President Adams couldn’t get anything audible out with his blood crusted lips sewn together.
“No promises it will be painless,” Kine's steel hand stopped on the last scalpel. They reached over the table where the scalpels lied and pulled out a handsaw instead. “Once your heart stops beating a detonation will go off, destroying this building and everyone in it. If you try to leave this table, the same thing will happen.”
Kine drew the handsaw down over President Adams’ right forearm. His flesh shredded as the saw made contact. His red human blood sputtered and squirted out of its skin bag, excited for its release. Adams’s wails were muted but the pain was more than his lips could bear as they began tearing against the thick, polymer thread. His viscid, crimson blood mixed with saliva began dripping down his chin.
“You have a strength Mr. President, I thought you would have passed out by now.”
Kine continued his sawing and cutting of the President. Cauterizing as he went so he would die immediately. Kine waited for the man to wake back up before the process began to open his heart. He needed a bigger saw, but instead Kine used the diamond drill he had as an alternative hand. He changed the round, cylinder, bits and other parts.

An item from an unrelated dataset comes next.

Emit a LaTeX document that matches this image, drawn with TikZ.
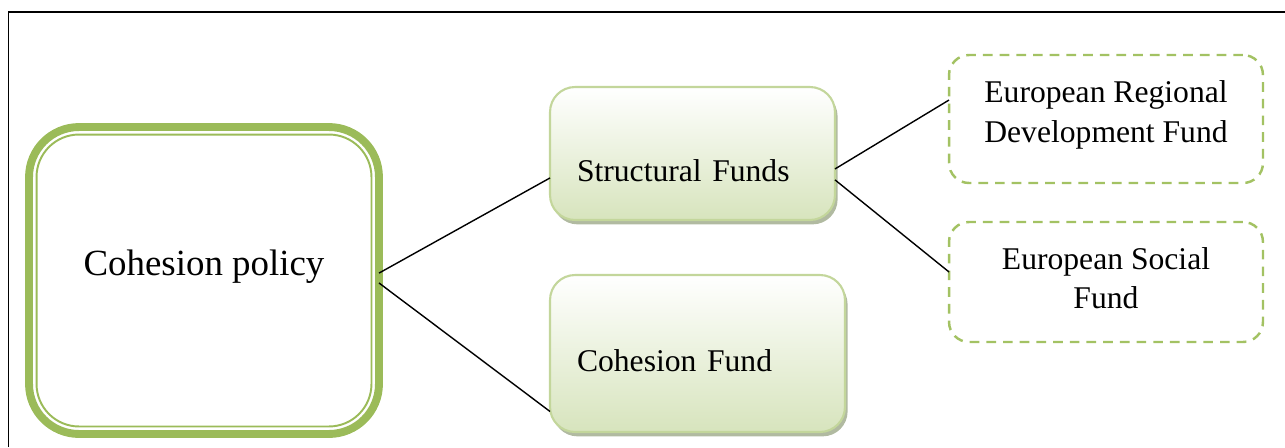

Powdered bone flew into the air, in dust particles and chunks. Kine’s apron and mask did not protect them from all the shrapnel as the clanged off his arms and chest. The President passed out again, but Kine continued his work.
When he got to the President’s heart, it was still beating. “Weak, yet it still beats. It is also much smaller than I expected.” Kine held the President’s heart with tenderness and looked over its flesh. “How I wish I had flesh to care for.” Kine gripped the heart causing it to splutter and gain an erratic pulse. “Time for me to go. Thank you, President Adams you have done us a great service.”
By the time Kine entered the light of New Manhattan, the first explosion set off. Each bomb blowing out the windows of the Grand Treyton Hotel and spewing ash and smoke into the street below.
Kine looked back and stopped when he saw a man blown out of the hotel. He screamed and twisted in the air, trying hopelessly to slow himself down.
But he met the same fate as the glass on the ground – shattered.